# Input on turn in boxes



## wittdog (Jul 30, 2007)

Ok guys I like some input and tips (if your willing to share) about how are boxes look….The brisket looks the worst cuz we were running out of time (presentation didn’t matter much cuz I knew it sucked)…Ok thanks in advance….


----------



## Captain Morgan (Jul 30, 2007)

too much green in the ribs and brisket.
Maybe trim off that little charred piece of chicken.
Other than that, I think it looks damn good...but
I'm not a judge.


----------



## Bruce B (Jul 30, 2007)

OK, here goes, just remember you asked for this:

Chicken: It looks blotchy, uneven application of sauce or something, doesn't have a uniform appearance, except for size; they all appear to be about the same size. Garnish kind of plain, some parsley would have spruced that up a bit. It just doesn't jump out at you with any type of WOW, that looks great. (7or Eight)

Ribs: the box looks too crowded, you could have eliminated either the top or the bottom piece and it would have looked less cluttered. Better job on the garnish on this box, looks better than the chicken. I think the color looks fine, hard to see the meat, but it looks like some sauce smudging on the two side pieces on the meat. But overall, I'd give it an (Eight), it looks appealing to me.

Pork: Much better garnish job! That piece right in the center of the box, caught my eye right away. The bark pieces look good, the meat looks a little mushy, like you just grabbed a "clump" of it and put it in the box. (Seven)

Brisket: Well the meat looks dry, no uniformity is size of slice, looks like it was thrown together. Look at your pork box garnish and look at your brisket, you'd never guess it came from the same team. (Six)

That all being said, I'd eat the chicken, ribs and pork, the brisket I'd eat, just doesn't look as appetizing. Good backyard stuff, but comp quality lacking.

IMHO and you asked. Tell us what your actual scores were later on.


----------



## Cliff H. (Jul 30, 2007)

I agree with Bruce about the pork looking a bit mushy.  I noticed that myself and I don't know diddly about judging turn in boxes.  

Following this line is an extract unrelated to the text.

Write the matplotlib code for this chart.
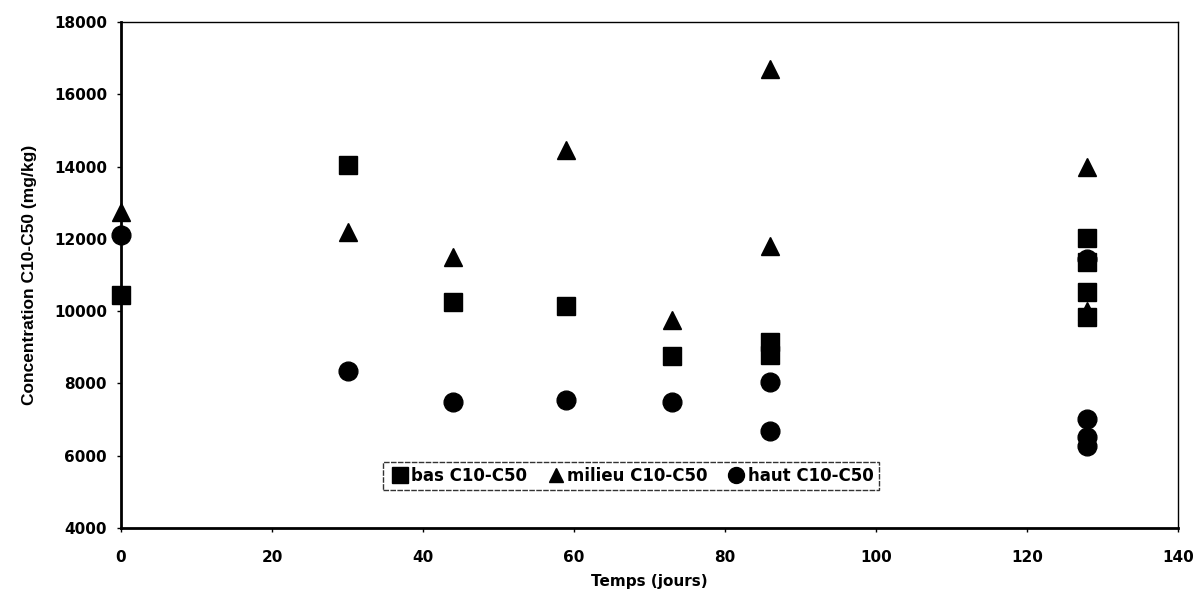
import matplotlib
matplotlib.use("Agg")
import matplotlib.pyplot as plt

plt.rcParams['font.family'] = ['DejaVu Sans']
plt.rcParams['font.weight'] = 'bold'

bas_x = [0, 30, 44, 59, 73, 86, 86, 128, 128, 128, 128]
bas_y = [10450, 14050, 10250, 10150, 8750, 9150, 8780, 12020, 11350, 10530, 9850]

milieu_x = [0, 30, 44, 59, 73, 86, 86, 128, 128]
milieu_y = [12750, 12200, 11500, 14450, 9750, 16700, 11800, 14000, 10000]

haut_x = [0, 30, 44, 59, 73, 86, 86, 128, 128, 128, 128]
haut_y = [12100, 8350, 7500, 7550, 7500, 8040, 6690, 11450, 7020, 6520, 6270]

xticks = [0, 20, 40, 60, 80, 100, 120, 140]
yticks = [4000, 6000, 8000, 10000, 12000, 14000, 16000, 18000]

fig = plt.figure(figsize=(12.02, 5.96), dpi=100)
ax = fig.add_axes([121/1202, 1-528/596, (1178-121)/1202, (528-22)/596])

ax.plot(bas_x, bas_y, 's', color='black', ms=13, ls='none', label='bas C10-C50', clip_on=False)
ax.plot(milieu_x, milieu_y, '^', color='black', ms=12.5, ls='none', label='milieu C10-C50', clip_on=False)
ax.plot(haut_x, haut_y, 'o', color='black', ms=13.5, ls='none', label='haut C10-C50', clip_on=False)

ax.set_xlim(0, 140)
ax.set_ylim(4000, 18000)
ax.set_xticks(xticks)
ax.set_yticks(yticks)
ax.tick_params(axis='both', direction='out', length=3, width=1, labelsize=11)
ax.tick_params(axis='y', pad=7)
ax.tick_params(axis='x', pad=13)
for lbl in ax.get_xticklabels() + ax.get_yticklabels():
    lbl.set_fontweight('bold')
ax.spines['left'].set_linewidth(2)
ax.spines['bottom'].set_linewidth(2)
ax.spines['top'].set_linewidth(1)
ax.spines['right'].set_linewidth(1)

ax.set_xlabel('Temps (jours)', fontsize=11, fontweight='bold', labelpad=6)
ax.set_ylabel('Concentration C10-C50 (mg/kg)', fontsize=12.5, fontweight='bold', labelpad=12,
              family='Liberation Sans')

leg = ax.legend(loc='lower left', bbox_to_anchor=((383-121)/1057, (528-490)/506),
                borderaxespad=0.0,
                ncol=3, frameon=True, fancybox=False, fontsize=12,
                handletextpad=0.0, columnspacing=1.0, borderpad=0.3,
                handlelength=1.4, markerscale=0.85)
leg.get_frame().set_edgecolor('black')
leg.get_frame().set_linewidth(1)
leg.get_frame().set_linestyle((0, (4, 1)))
for t in leg.get_texts():
    t.set_fontweight('bold')

fig.savefig('out.png', dpi=100)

I would say Bruce is giving some honest feedback that I would appreciate if and when I ever compete.


----------



## Wittdogs B (Jul 30, 2007)

Thanks for the honest input... definitely helpful (and would appreciate more of the same).  

you're right on with the pork... a certain Mrs. Dog had a brainfart while prepping the meat and clumped it together.  Tried to pull it out and loosen it up but the damage was done.   :? 

So in general, should the entire outer edges be filled with green (like on the pork) with none of the box showing?  I guess I thought that was too much green....


----------



## Greg Rempe (Jul 30, 2007)

In comparison, I would also like to see Bubba's turn ins.


----------



## Bruce B (Jul 30, 2007)

Bubba's ribs and chicken turn in boxes.

http://good-times.webshots.com/photo/23 ... 8026ZYCjId


----------



## Bill The Grill Guy (Jul 30, 2007)

I agree with Bruce on this one Dave.  Nothing more to add.  Bubba's chicken looked real good.  Good concistant color and great garnish.


----------



## Diva Q (Jul 30, 2007)

I don't think I have ever seen a chicken box that looked better than Bubba's

certainly helps to know what I should aspire to.


----------



## Uncle Bubba (Jul 30, 2007)

My appearance scores on chicken were 878998
Ribs were 988688
Pork 986988
Brisket 999998

I thought the chicken was the bomb...appearance wise.  It was one of the few things I liked about my turn ins.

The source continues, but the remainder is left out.